Melihat kelemahan diri sendiri itu baik, begitu juga menyadari memiliki kelemahan juga lebih baik, namun lebih baik lagi kita sadar dan mampu change it once, mengubah kelemahan tersebut menjadi kekuatan diri saat ini . Untuk mengubah perilaku sadar menjadi perilaku melakukan suatu perubahan tidaklah mudah. Hal ini membutuhkan suatu proses yang harus dilalui dengan berbagai kendala. Maka oleh karena itu keberhasilan adalah suatu proses. Keberhasilan bukanlah merupakan hasil akhir dari suatu proses. Karena hidup ini akan selalu meminta proses-proses yang lebih mantap dan jitu. Ini akan mengajak kita untuk selalu dapat merekayasa, bahkan menciptakan proses-proses yang terkini.
Dari mana memulainya?
Pertanyaan ini selalu penulis dengarkan saat berinteraksi dengan teman-teman. Mereka selalu mengeluhkan bagaimana memulainya dan bagaimana mungkin dapat melakukan jika modal tidak ada. Pada dunia usaha modal itu tidaklah semata-mata diartikan uang, namun lebih jauh lagi adalah modal itu ada pada diri sendiri. Modal itu bisa berupa talenta yang kita miliki, kekuatan diri, keinginan yang kuat, kepercayaan diri, dan lain- lain yang belum tergali secara maksimal oleh diri.

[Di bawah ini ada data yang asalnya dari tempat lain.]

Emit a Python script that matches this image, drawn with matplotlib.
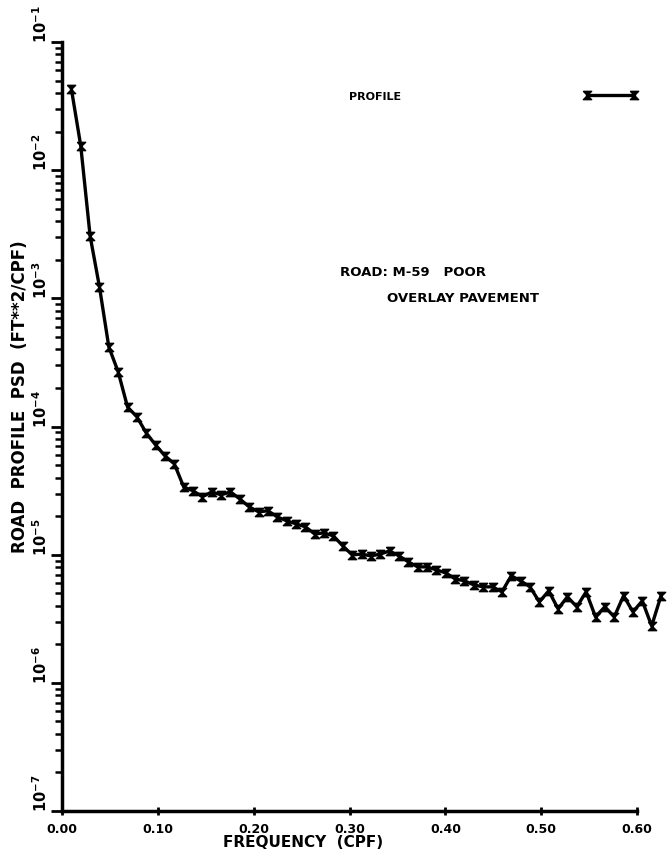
import matplotlib
matplotlib.use("Agg")
import matplotlib.pyplot as plt
from matplotlib.ticker import FixedLocator, LogLocator, NullFormatter

plt.rcParams['font.family'] = ['DejaVu Sans']
plt.rcParams['font.weight'] = 'bold'

# frequency step of the spectrum (cpf) and PSD values
df = 1 / 102.4
psd = [4.30e-2, 1.55e-2, 3.07e-3, 1.23e-3, 4.18e-4, 2.67e-4, 1.42e-4, 1.19e-4,
       8.90e-5, 7.18e-5, 5.90e-5, 5.11e-5, 3.38e-5, 3.15e-5, 2.83e-5, 3.09e-5,
       2.93e-5, 3.09e-5, 2.72e-5, 2.36e-5, 2.16e-5, 2.20e-5, 1.97e-5, 1.84e-5,
       1.74e-5, 1.65e-5, 1.45e-5, 1.48e-5, 1.40e-5, 1.17e-5, 9.96e-6, 1.01e-5,
       9.79e-6, 1.01e-5, 1.07e-5, 9.79e-6, 8.79e-6, 8.03e-6, 8.03e-6, 7.61e-6,
       7.21e-6, 6.47e-6, 6.25e-6, 5.81e-6, 5.61e-6, 5.61e-6, 5.13e-6, 6.84e-6,
       6.25e-6, 5.61e-6, 4.28e-6, 5.22e-6, 3.78e-6, 4.69e-6, 3.92e-6, 5.13e-6,
       3.27e-6, 3.92e-6, 3.27e-6, 4.78e-6, 3.58e-6, 4.36e-6, 2.78e-6, 4.78e-6]
freq = [(k + 1) * df for k in range(len(psd))]

xticks = [0.0, 0.1, 0.2, 0.3, 0.4, 0.5, 0.6]
xticklabels = ['0.00', '0.10', '0.20', '0.30', '0.40', '0.50', '0.60']
yticks = [1e-7, 1e-6, 1e-5, 1e-4, 1e-3, 1e-2, 1e-1]
yticklabels = [r'$\mathbf{10^{-7}}$', r'$\mathbf{10^{-6}}$', r'$\mathbf{10^{-5}}$',
               r'$\mathbf{10^{-4}}$', r'$\mathbf{10^{-3}}$', r'$\mathbf{10^{-2}}$',
               r'$\mathbf{10^{-1}}$']

# hourglass marker like the plotter symbol
hourglass = [(-1, 1), (1, 1), (-1, -1), (1, -1), (-1, 1)]

fig = plt.figure(figsize=(6.72, 8.54), dpi=100)
ax = fig.add_axes([0.0923, 0.0492, 0.8557, 0.9004])

ax.plot(freq, psd, color='black', linewidth=2.4, marker=hourglass,
        markersize=6, markeredgewidth=1, label='PROFILE', clip_on=False)

ax.set_yscale('log')
ax.set_xlim(0, 0.6)
ax.set_ylim(1e-7, 1e-1)

for s in ['top', 'right']:
    ax.spines[s].set_visible(False)
for s in ['left', 'bottom']:
    ax.spines[s].set_linewidth(2.5)

ax.xaxis.set_major_locator(FixedLocator(xticks))
ax.set_xticklabels(xticklabels, fontsize=9, fontweight='bold')
ax.tick_params(axis='x', direction='inout', length=6, width=2, pad=5)

ax.yaxis.set_major_locator(FixedLocator(yticks))
ax.yaxis.set_minor_locator(LogLocator(base=10, subs=range(2, 10), numticks=20))
ax.yaxis.set_minor_formatter(NullFormatter())
ax.set_yticklabels(yticklabels, fontsize=10.5, rotation=90, va='bottom')
ax.tick_params(axis='y', which='major', direction='out', length=8, width=2, pad=1)
ax.tick_params(axis='y', which='minor', direction='out', length=5, width=1.8)

ax.set_ylabel('ROAD  PROFILE  PSD  (FT**2/CPF)', fontsize=12, fontweight='bold')
ax.yaxis.set_label_coords(-0.058, 0.54)
ax.set_xlabel('FREQUENCY  (CPF)', fontsize=11, fontweight='bold')
ax.xaxis.set_label_coords(0.42, -0.03)

ax.text(0.484, 0.702, 'ROAD: M-59   POOR', transform=ax.transAxes,
        fontsize=9.5, fontweight='bold', va='center')
ax.text(0.565, 0.668, 'OVERLAY PAVEMENT', transform=ax.transAxes,
        fontsize=9.5, fontweight='bold', va='center')

ax.legend(loc='center right', bbox_to_anchor=(637 / 672, 1 - 97 / 854),
          bbox_transform=fig.transFigure, frameon=False, markerfirst=False,
          numpoints=2, handlelength=4.8, handletextpad=16.4, borderpad=0,
          borderaxespad=0, prop={'size': 8, 'weight': 'bold'})

fig.savefig('out.png', dpi=100)
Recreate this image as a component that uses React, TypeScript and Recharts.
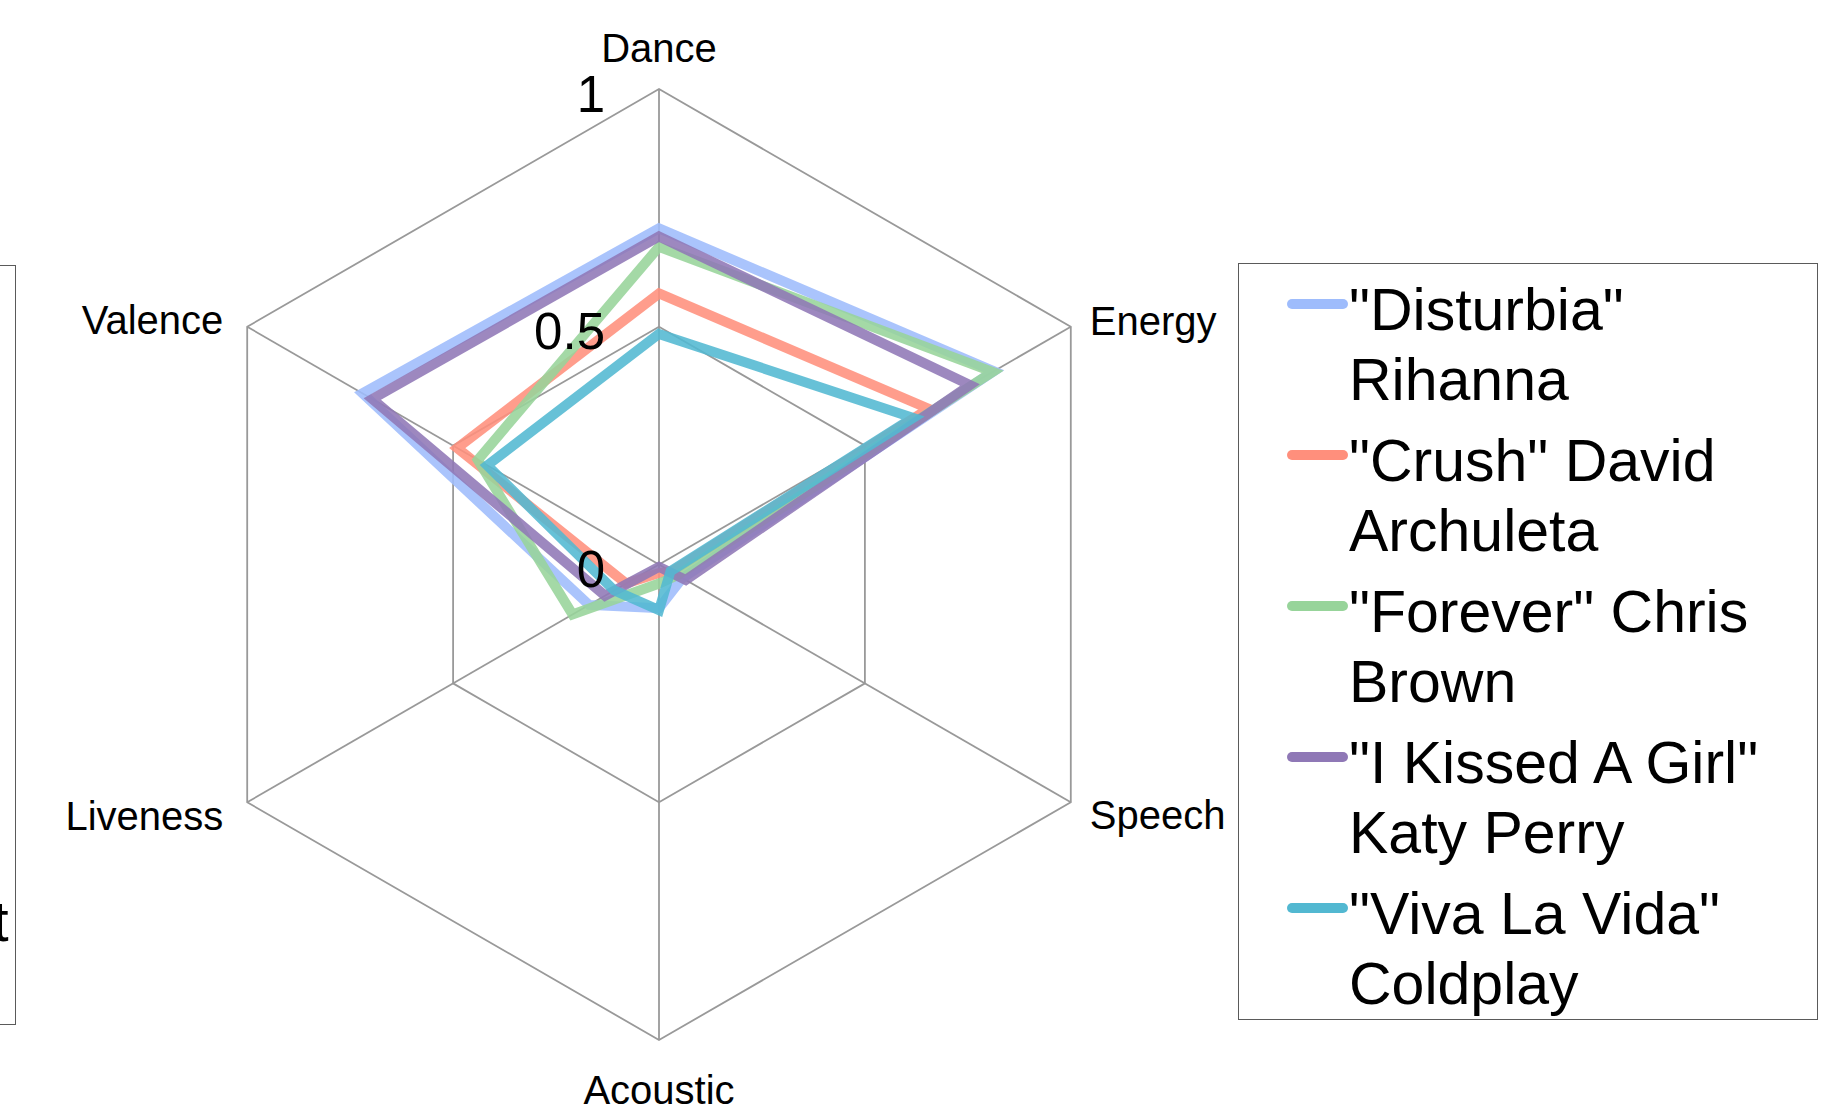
import { Legend, PolarAngleAxis, PolarGrid, PolarRadiusAxis, Radar, RadarChart } from "recharts";

const FONT = '"Liberation Sans", Arial, sans-serif';

const categories = ["Dance", "Energy", "Speech", "Acoustic", "Liveness", "Valence"];

const disturbia = [0.707, 0.813, 0.057, 0.092, 0.17, 0.72];
const crush = [0.57, 0.655, 0.03, 0.018, 0.08, 0.49];
const forever = [0.668, 0.81, 0.045, 0.04, 0.21, 0.44];
const kissedGirl = [0.69, 0.755, 0.065, 0.005, 0.131, 0.696];
const vivaLaVida = [0.485, 0.617, 0.028, 0.096, 0.109, 0.417];

const radiusTicks = [0, 0.5, 1];

const songNames = [
  '"Disturbia" Rihanna',
  '"Crush" David Archuleta',
  '"Forever" Chris Brown',
  '"I Kissed A Girl" Katy Perry',
  '"Viva La Vida" Coldplay',
];
const songColors = ["#9ebcfc", "#ff8f7c", "#97d49a", "#8f78b6", "#52b8d1"];
const songValues = [disturbia, crush, forever, kissedGirl, vivaLaVida];

const data = categories.map((axis, i) => {
  const row: Record<string, string | number> = { axis };
  songValues.forEach((vals, s) => {
    row["s" + s] = vals[i];
  });
  return row;
});

function AngleTick(props: any) {
  const { x, y, payload, textAnchor } = props;
  let dx = 0;
  let dy = 0;
  if (textAnchor === "middle") {
    dy = y < props.cy ? -33 : 42;
  } else if (textAnchor === "start") {
    dx = 12;
    dy = y < props.cy ? -2 : 9;
  } else {
    dx = -17;
    dy = y < props.cy ? -3 : 10;
  }
  return (
    <text
      x={x + dx}
      y={y + dy}
      textAnchor={textAnchor}
      dominantBaseline="central"
      fontFamily={FONT}
      fontSize={40}
      fill="#000"
    >
      {payload.value}
    </text>
  );
}

function RadiusTick(props: any) {
  const { x, y, payload } = props;
  return (
    <text
      x={x - 54}
      y={y + 5}
      textAnchor="end"
      dominantBaseline="central"
      fontFamily={FONT}
      fontSize={51}
      fill="#000"
    >
      {payload.value}
    </text>
  );
}

function SongLegend(props: any) {
  const payload = [...(props.payload ?? [])].sort(
    (a: any, b: any) => songNames.indexOf(a.value) - songNames.indexOf(b.value)
  );
  return (
    <div
      style={{
        boxSizing: "border-box",
        width: 580,
        height: 757,
        border: "1.5px solid #5a5a5a",
        paddingTop: 10.5,
        fontFamily: FONT,
        fontSize: 59,
        lineHeight: "70px",
        color: "#000",
        background: "#fff",
      }}
    >
      {payload.map((item: any) => (
        <div key={item.value} style={{ display: "flex", alignItems: "flex-start", marginBottom: 11 }}>
          <svg width={110} height={70} style={{ flex: "none" }}>
            <line x1={53} x2={104} y1={29} y2={29} stroke={item.color} strokeWidth={10} strokeLinecap="round" />
          </svg>
          <div style={{ width: 445 }}>{item.value}</div>
        </div>
      ))}
    </div>
  );
}

export default function App() {
  return (
    <div
      style={{
        position: "absolute",
        left: 0,
        top: 0,
        width: 1826,
        height: 1115,
        overflow: "hidden",
        background: "#fff",
        fontFamily: FONT,
      }}
    >
      {/* edge of a neighbouring legend box, clipped by the frame */}
      <div
        style={{
          position: "absolute",
          left: -400,
          top: 265,
          width: 416,
          height: 760,
          boxSizing: "border-box",
          border: "1.5px solid #5a5a5a",
        }}
      >
        <div style={{ position: "absolute", right: 6.5, top: 620, fontSize: 58, lineHeight: "70px" }}>t</div>
      </div>

      <RadarChart
        width={1826}
        height={1115}
        data={data}
        cx={659}
        cy={564.5}
        outerRadius={475.5}
        margin={{ top: 0, right: 0, bottom: 0, left: 0 }}
      >
        <PolarGrid gridType="polygon" stroke="#999999" strokeWidth={1.8} />
        <PolarAngleAxis dataKey="axis" tick={AngleTick} tickLine={false} axisLine={false} />
        {songNames.map((name, s) => (
          <Radar
            key={name}
            name={name}
            dataKey={"s" + s}
            stroke={songColors[s]}
            strokeWidth={10}
            strokeOpacity={0.88}
            fill="none"
            fillOpacity={0}
            dot={false}
            isAnimationActive={false}
          />
        ))}
        <PolarRadiusAxis
          angle={90}
          type="number"
          domain={[0, 1]}
          ticks={radiusTicks as any}
          tickCount={3}
          axisLine={false}
          tick={RadiusTick}
        />
        <Legend
          layout="vertical"
          align="right"
          verticalAlign="middle"
          itemSorter={null as any}
          content={SongLegend}
          wrapperStyle={{ left: 1238, top: 263, width: 580, height: 757 }}
        />
      </RadarChart>
    </div>
  );
}
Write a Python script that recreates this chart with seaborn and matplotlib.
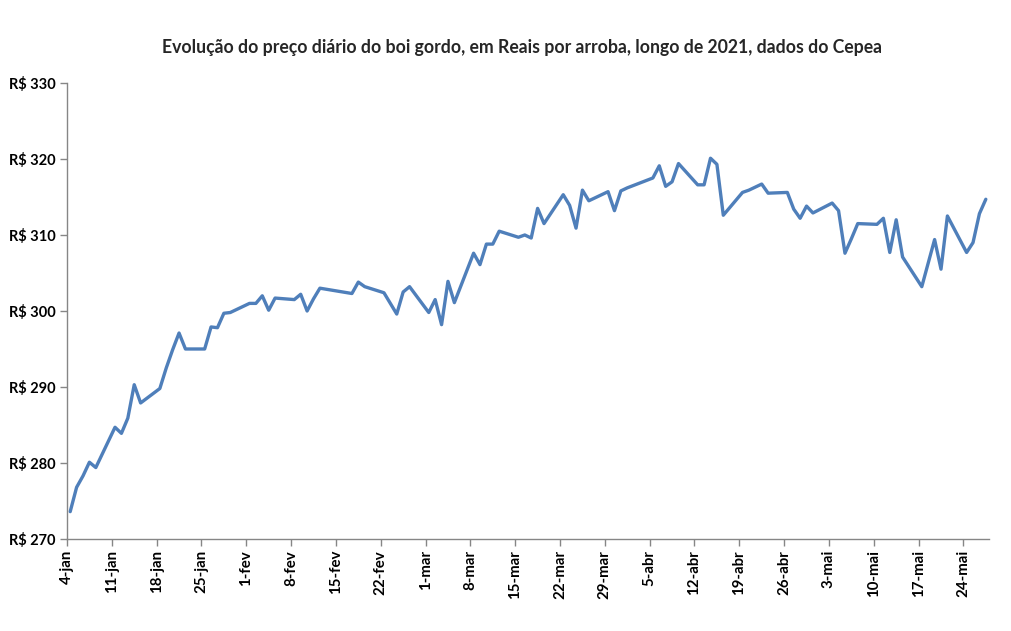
import numpy as np
import pandas as pd
import matplotlib
matplotlib.use('Agg')
import matplotlib.pyplot as plt
import matplotlib.dates as mdates
from matplotlib.ticker import FuncFormatter
import seaborn as sns

# dias úteis com cotação (Cepea) e preço em R$/arroba
datas = [
    '2021-01-04', '2021-01-05', '2021-01-06', '2021-01-07', '2021-01-08',
    '2021-01-11', '2021-01-12', '2021-01-13', '2021-01-14', '2021-01-15',
    '2021-01-18', '2021-01-19', '2021-01-20', '2021-01-21', '2021-01-22',
    '2021-01-25', '2021-01-26', '2021-01-27', '2021-01-28', '2021-01-29',
    '2021-02-01', '2021-02-02', '2021-02-03', '2021-02-04', '2021-02-05',
    '2021-02-08', '2021-02-09', '2021-02-10', '2021-02-11', '2021-02-12',
    '2021-02-17', '2021-02-18', '2021-02-19',
    '2021-02-22', '2021-02-23', '2021-02-24', '2021-02-25', '2021-02-26',
    '2021-03-01', '2021-03-02', '2021-03-03', '2021-03-04', '2021-03-05',
    '2021-03-08', '2021-03-09', '2021-03-10', '2021-03-11', '2021-03-12',
    '2021-03-15', '2021-03-16', '2021-03-17', '2021-03-18', '2021-03-19',
    '2021-03-22', '2021-03-23', '2021-03-24', '2021-03-25', '2021-03-26',
    '2021-03-29', '2021-03-30', '2021-03-31', '2021-04-01',
    '2021-04-05', '2021-04-06', '2021-04-07', '2021-04-08', '2021-04-09',
    '2021-04-12', '2021-04-13', '2021-04-14', '2021-04-15', '2021-04-16',
    '2021-04-19', '2021-04-20', '2021-04-22', '2021-04-23',
    '2021-04-26', '2021-04-27', '2021-04-28', '2021-04-29', '2021-04-30',
    '2021-05-03', '2021-05-04', '2021-05-05', '2021-05-06', '2021-05-07',
    '2021-05-10', '2021-05-11', '2021-05-12', '2021-05-13', '2021-05-14',
    '2021-05-17', '2021-05-18', '2021-05-19', '2021-05-20', '2021-05-21',
    '2021-05-24', '2021-05-25', '2021-05-26', '2021-05-27',
]
precos = [
    273.6, 276.8, 278.3, 280.1, 279.4,
    284.7, 283.9, 285.9, 290.3, 287.9,
    289.8, 292.5, 294.9, 297.1, 295.0,
    295.0, 297.9, 297.8, 299.7, 299.8,
    301.0, 301.0, 302.0, 300.1, 301.7,
    301.5, 302.2, 300.0, 301.6, 303.0,
    302.3, 303.8, 303.2,
    302.4, 301.0, 299.6, 302.5, 303.2,
    299.8, 301.5, 298.2, 303.9, 301.1,
    307.6, 306.1, 308.8, 308.8, 310.5,
    309.7, 310.0, 309.6, 313.5, 311.5,
    315.3, 313.9, 310.9, 315.9, 314.5,
    315.7, 313.2, 315.8, 316.2,
    317.5, 319.1, 316.4, 317.0, 319.4,
    316.6, 316.6, 320.1, 319.3, 312.6,
    315.6, 315.9, 316.7, 315.5,
    315.6, 313.4, 312.2, 313.8, 312.9,
    314.2, 313.2, 307.6, 309.5, 311.5,
    311.4, 312.2, 307.7, 312.0, 307.1,
    303.2, 306.3, 309.4, 305.5, 312.5,
    307.7, 309.0, 312.8, 314.7,
]
meses = ['jan', 'fev', 'mar', 'abr', 'mai']
y_ticks = [270, 280, 290, 300, 310, 320, 330]

df = pd.DataFrame({'data': pd.to_datetime(datas), 'preco': precos})
# como no Excel, cada ponto fica no meio do seu dia
df['data'] = df['data'] + pd.Timedelta(hours=12)

sns.set_style('white')
plt.rcParams['font.family'] = ['Lato', 'DejaVu Sans']

fig = plt.figure(figsize=(10.12, 6.31), dpi=100)
ax = fig.add_axes([0.0662, 0.1458, 0.9111, 0.7227])

sns.lineplot(data=df, x='data', y='preco', ax=ax, color='#4F7FBA', linewidth=2.4)

ax.set_xlim(pd.Timestamp('2021-01-04'), pd.Timestamp('2021-05-28'))
ax.set_ylim(270, 330)
ax.set_yticks(y_ticks)
ax.yaxis.set_major_formatter(FuncFormatter(lambda v, p: 'R\\$ %d' % v))

semanas = pd.date_range('2021-01-04', '2021-05-24', freq='7D')
ax.set_xticks(semanas)
ax.set_xticklabels(['%d-%s' % (d.day, meses[d.month - 1]) for d in semanas],
                   rotation=90, fontweight='bold', fontsize=10.8)
for t in ax.get_yticklabels():
    t.set_fontweight('bold')
    t.set_fontsize(10.5)

for s in ['top', 'right']:
    ax.spines[s].set_visible(False)
for s in ['left', 'bottom']:
    ax.spines[s].set_color('#868686')
    ax.spines[s].set_linewidth(1)

ax.tick_params(axis='both', which='major', direction='out', length=5,
               width=1, color='#868686', labelcolor='black', pad=3,
               left=True, bottom=True)
ax.set_xlabel('')
ax.set_ylabel('')
ax.grid(False)

fig.text(0.5155, 0.925, 'Evolução do preço diário do boi gordo, em Reais por arroba, longo de 2021, dados do Cepea',
         ha='center', va='center', fontsize=12.7, fontweight='bold')

fig.savefig('out.png', dpi=100, facecolor='white')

Untuk memulai ini perlu suatu kesadaran diri yang cukup kuat. Banyak dari kita yang tidak sadar diri….hahahahahaha. kita selalu marah pada orang lain pada saat keinginan kita tidak terpenuhi, bukankah sebenarnya kita yang lagi tertekan atas kondisi yang kita hadapi. Orang tua sering marah pada anak-anak mereka, saat anak-anak tersebut bermain di jalan-jalan atau, gang-gang, yang selalu ramai dilewati oleh kendaraan. Tetapi apakah selaku orang tua pernah memberitahu kepada anaknya bahaya main di jalan? Atau orang tua stress melihat kondisi seperti itu? Para pegawai marah-marah hanya karena peraturan yang berubah sementara. Selaku pegawai yang diikat oleh aturan bukankah sebaiknya mengikuti aturan yang dibuat? Ini akan berbeda pada saat seorang pegawai sebagai pembuat aturan. Aneh-aneh sajakan. Diatur tak tidak mau, mengatur tidak bisa….... mau jadi apa?
Menyadarkan diri adalah merupakan pekerjaan berat. Untuk menyadarkan diri butuh proses sebagaimana penulis sampaikan diatas tadi. Seorang manusia yang dilengkapi dengan berbagai peralatan canggih yang merupakan anugerah dari yang maha kuasa, hanya diciptakan sekali saja. Jika manusia diibaratkan sebuah perangkat komputer, komputer memiliki prosessor dengan berbagai spesifikasi. Apa mungkin sebuah prosesor dengan spesifikasi rendah akan mampu bekerja sama cepatnya dengan prosesor yang memiliki spesifikasi yang lebih tinggi? Begitu juga manusia, jika mereka sadar dengan kondisi mereka, maka mereka akan tahu bagaimana menggunakan kemampuan yang mereka miliki. Ini artinya kesadaran diri sangatlah penting untuk mengatur diri dalam mengambil langkah berikut dalam kehidupan ini. Kesadaran diri juga membuat manusia akan lebih mengenal diri, potensi apa yang dapat dikembangkan, serta mampu mengubah diri. Bagaimana mungkin kita dapat mengubah diri tanpa pernah sadar akan diri sendiri?